Would you quote the material below from its first line through the line containing "1.35, 1.08, 0.85, 0.58, 0.3, 0.0]", exactly and with both ends included?

---------- Data lines ----------

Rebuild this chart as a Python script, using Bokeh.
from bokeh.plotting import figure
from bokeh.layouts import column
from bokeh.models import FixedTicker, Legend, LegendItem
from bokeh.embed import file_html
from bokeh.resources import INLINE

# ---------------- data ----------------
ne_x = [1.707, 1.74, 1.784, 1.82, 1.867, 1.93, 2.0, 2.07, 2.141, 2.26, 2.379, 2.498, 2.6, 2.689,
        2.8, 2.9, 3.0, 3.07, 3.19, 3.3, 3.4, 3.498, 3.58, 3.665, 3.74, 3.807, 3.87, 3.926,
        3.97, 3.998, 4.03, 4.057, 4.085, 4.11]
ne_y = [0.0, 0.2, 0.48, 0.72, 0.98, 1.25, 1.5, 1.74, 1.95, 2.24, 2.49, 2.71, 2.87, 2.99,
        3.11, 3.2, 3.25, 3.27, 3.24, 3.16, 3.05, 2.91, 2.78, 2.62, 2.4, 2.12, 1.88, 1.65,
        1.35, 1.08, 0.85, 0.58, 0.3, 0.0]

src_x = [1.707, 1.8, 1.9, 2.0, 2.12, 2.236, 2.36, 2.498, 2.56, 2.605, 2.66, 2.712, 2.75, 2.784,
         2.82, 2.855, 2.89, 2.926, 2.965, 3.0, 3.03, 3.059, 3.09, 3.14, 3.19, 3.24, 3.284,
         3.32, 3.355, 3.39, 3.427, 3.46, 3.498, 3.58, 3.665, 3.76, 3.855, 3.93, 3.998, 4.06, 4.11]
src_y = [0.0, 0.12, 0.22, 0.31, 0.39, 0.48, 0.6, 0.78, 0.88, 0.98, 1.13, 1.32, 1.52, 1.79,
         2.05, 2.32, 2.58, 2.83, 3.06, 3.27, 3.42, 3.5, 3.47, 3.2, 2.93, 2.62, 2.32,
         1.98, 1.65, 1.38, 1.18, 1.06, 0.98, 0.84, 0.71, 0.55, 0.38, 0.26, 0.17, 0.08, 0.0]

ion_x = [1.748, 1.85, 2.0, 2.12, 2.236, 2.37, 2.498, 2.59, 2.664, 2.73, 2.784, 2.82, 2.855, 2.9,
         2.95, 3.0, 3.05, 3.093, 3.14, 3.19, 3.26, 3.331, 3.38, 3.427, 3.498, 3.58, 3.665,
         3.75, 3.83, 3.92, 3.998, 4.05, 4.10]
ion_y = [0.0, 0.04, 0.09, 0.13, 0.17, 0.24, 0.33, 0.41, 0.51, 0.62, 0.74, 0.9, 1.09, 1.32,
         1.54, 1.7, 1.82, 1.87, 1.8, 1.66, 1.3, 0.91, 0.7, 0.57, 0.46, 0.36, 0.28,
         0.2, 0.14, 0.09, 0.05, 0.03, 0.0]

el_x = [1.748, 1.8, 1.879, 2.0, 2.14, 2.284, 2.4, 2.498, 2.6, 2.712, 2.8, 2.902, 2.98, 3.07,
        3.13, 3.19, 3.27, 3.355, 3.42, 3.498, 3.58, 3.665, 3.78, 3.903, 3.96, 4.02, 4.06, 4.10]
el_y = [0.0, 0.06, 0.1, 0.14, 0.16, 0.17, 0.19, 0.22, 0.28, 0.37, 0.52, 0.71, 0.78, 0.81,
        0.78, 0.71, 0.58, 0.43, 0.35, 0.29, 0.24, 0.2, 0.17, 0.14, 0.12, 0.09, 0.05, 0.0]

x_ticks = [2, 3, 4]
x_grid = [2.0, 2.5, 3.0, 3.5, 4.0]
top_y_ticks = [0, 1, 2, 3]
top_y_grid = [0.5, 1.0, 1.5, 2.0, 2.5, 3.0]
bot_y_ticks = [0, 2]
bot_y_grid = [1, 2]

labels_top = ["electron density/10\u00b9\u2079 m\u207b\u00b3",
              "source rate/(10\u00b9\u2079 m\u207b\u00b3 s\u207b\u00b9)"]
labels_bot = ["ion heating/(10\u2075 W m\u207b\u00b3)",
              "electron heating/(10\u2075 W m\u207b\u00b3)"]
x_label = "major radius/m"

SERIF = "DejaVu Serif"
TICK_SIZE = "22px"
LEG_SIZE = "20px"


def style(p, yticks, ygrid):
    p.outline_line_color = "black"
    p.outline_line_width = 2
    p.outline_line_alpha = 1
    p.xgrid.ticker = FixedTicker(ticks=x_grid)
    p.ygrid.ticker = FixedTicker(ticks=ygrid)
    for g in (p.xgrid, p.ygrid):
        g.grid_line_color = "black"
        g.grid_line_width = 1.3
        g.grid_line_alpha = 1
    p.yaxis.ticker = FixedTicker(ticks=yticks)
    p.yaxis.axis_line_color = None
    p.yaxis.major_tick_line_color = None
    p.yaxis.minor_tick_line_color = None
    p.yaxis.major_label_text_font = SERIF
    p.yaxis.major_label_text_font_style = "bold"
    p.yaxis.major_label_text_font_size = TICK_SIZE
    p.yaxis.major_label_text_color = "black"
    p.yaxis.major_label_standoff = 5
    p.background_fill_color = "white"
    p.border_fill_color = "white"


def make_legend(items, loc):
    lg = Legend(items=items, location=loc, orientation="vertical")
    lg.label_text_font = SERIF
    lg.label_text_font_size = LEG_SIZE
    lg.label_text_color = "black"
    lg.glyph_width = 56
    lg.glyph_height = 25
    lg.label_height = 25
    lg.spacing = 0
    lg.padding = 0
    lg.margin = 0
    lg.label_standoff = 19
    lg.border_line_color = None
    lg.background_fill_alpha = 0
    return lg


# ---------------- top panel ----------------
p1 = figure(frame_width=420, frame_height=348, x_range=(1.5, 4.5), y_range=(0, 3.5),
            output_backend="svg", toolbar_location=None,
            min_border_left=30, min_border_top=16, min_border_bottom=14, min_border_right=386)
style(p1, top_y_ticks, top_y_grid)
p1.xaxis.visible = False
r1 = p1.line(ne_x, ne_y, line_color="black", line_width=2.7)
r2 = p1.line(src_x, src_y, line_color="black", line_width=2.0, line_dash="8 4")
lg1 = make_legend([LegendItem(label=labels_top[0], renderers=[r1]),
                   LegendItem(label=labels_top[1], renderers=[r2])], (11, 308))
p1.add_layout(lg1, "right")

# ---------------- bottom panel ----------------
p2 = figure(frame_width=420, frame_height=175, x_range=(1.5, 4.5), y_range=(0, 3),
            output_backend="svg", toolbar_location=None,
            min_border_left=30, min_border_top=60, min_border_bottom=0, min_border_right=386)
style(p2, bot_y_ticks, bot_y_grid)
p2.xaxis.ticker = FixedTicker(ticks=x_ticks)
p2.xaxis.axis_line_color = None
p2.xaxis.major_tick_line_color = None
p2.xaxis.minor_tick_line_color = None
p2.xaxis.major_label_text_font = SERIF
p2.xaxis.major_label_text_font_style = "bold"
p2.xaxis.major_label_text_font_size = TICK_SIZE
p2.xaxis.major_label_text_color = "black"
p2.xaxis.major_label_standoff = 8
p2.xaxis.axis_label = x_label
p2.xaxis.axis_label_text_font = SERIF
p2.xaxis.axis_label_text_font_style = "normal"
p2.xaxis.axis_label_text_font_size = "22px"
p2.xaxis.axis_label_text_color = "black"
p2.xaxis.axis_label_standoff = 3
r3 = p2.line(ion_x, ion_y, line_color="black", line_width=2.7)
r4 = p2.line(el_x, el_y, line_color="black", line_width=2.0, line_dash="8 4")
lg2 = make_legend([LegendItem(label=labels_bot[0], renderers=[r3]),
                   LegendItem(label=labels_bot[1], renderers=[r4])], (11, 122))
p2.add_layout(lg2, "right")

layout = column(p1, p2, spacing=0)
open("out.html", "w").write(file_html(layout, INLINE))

----------

## Complete output
Rebuild this chart as a Python script, using Bokeh.
from bokeh.plotting import figure
from bokeh.layouts import column
from bokeh.models import FixedTicker, Legend, LegendItem
from bokeh.embed import file_html
from bokeh.resources import INLINE

# ---------------- data ----------------
ne_x = [1.707, 1.74, 1.784, 1.82, 1.867, 1.93, 2.0, 2.07, 2.141, 2.26, 2.379, 2.498, 2.6, 2.689,
        2.8, 2.9, 3.0, 3.07, 3.19, 3.3, 3.4, 3.498, 3.58, 3.665, 3.74, 3.807, 3.87, 3.926,
        3.97, 3.998, 4.03, 4.057, 4.085, 4.11]
ne_y = [0.0, 0.2, 0.48, 0.72, 0.98, 1.25, 1.5, 1.74, 1.95, 2.24, 2.49, 2.71, 2.87, 2.99,
        3.11, 3.2, 3.25, 3.27, 3.24, 3.16, 3.05, 2.91, 2.78, 2.62, 2.4, 2.12, 1.88, 1.65,
        1.35, 1.08, 0.85, 0.58, 0.3, 0.0]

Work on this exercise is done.